Before choosing a shipping method, evaluate all available options:
Sea Freight: Best for large or heavy shipments; slower but cost-effective.
Air Freight: Fast but expensive; suitable for high-value or urgent cargo.
Rail Freight (for cross-border trade): Ideal for U.S.–Canada routes with stable pricing.
For example, one U.S. electronics importer switched from air to sea freight and reduced shipping costs by nearly 60%, simply by planning earlier.
Shipping rates fluctuate with demand. Avoid peak seasons such as:
November to January (holiday shipments)
August to October (pre-holiday restocks)
By shipping during quieter months, you can secure lower freight rates and faster space confirmation.
If you ship smaller volumes frequently, consider LCL (Less than Container Load) consolidation. Combining multiple shipments into one container reduces your per-unit shipping cost.
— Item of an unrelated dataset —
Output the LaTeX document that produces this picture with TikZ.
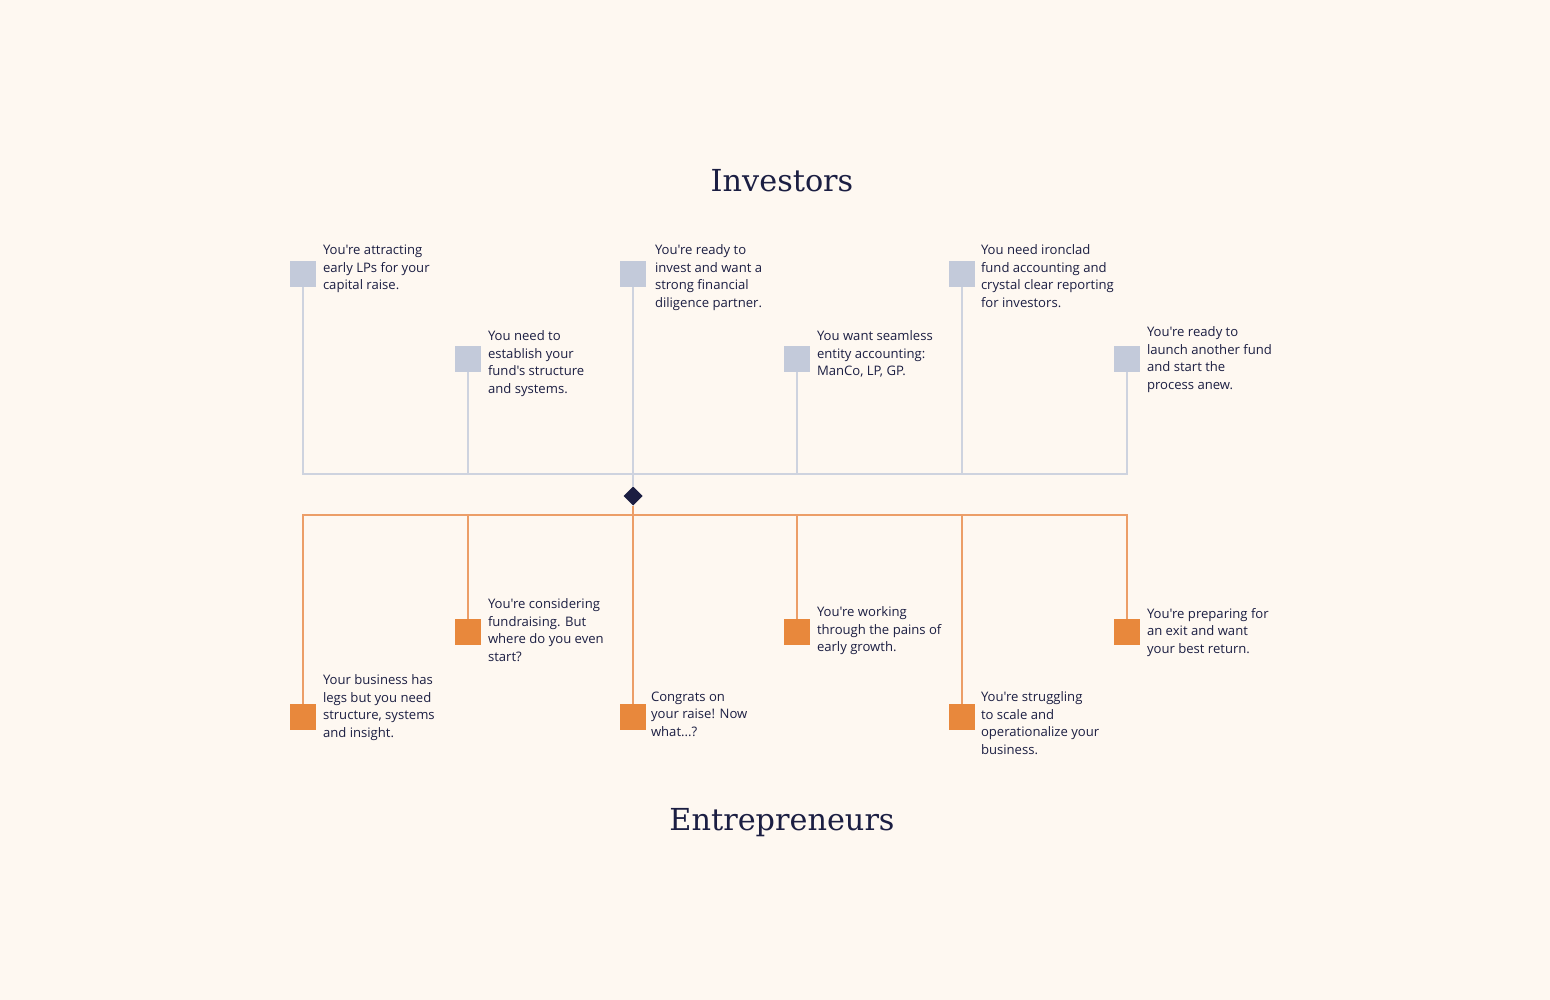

A furniture retailer in Guangzhou began consolidating weekly LCL shipments into one FCL (Full Container Load) per month and saved nearly 20% on total freight charges.
Selecting the right origin and destination ports can significantly influence your total cost:
Origin: Use major Chinese ports like Shenzhen, Ningbo, or Qingdao for competitive rates.
Destination: Consider efficient ports such as Vancouver, Montreal, or Halifax based on your inland delivery needs.
Sometimes, choosing a less congested port can also shorten delivery time and reduce demurrage charges.
Freight forwarders often have flexibility in pricing based on volume and schedule. To get better deals:
Ask for multiple route options.
Build long-term relationships with one or two reliable forwarders.
Request all-in quotes to avoid hidden fees later.
A Canadian importer who shipped regularly from Shanghai secured a 10% discount by signing a yearly freight contract instead of booking ad hoc shipments.
Efficient packaging reduces both dimensional weight and unused container space.
Use stackable or foldable packaging materials.
Maximize cubic utilization in containers.
Avoid overpacking to prevent higher dimensional costs.
Online platforms provide real-time rate comparison and instant booking tools, helping you lock in better prices. Some tools even track fuel surcharge trends and alert you when rates drop.
Reducing your shipping rate to Canada isn’t about cutting corners—it’s about being strategic. Plan shipments early, consolidate when possible, use digital tools, and build long-term partnerships with freight forwarders. With these steps, your business can achieve reliable, cost-efficient logistics throughout 2025 and beyond.
As one logistics manager put it: “Saving on shipping isn’t luck—it’s logistics intelligence.”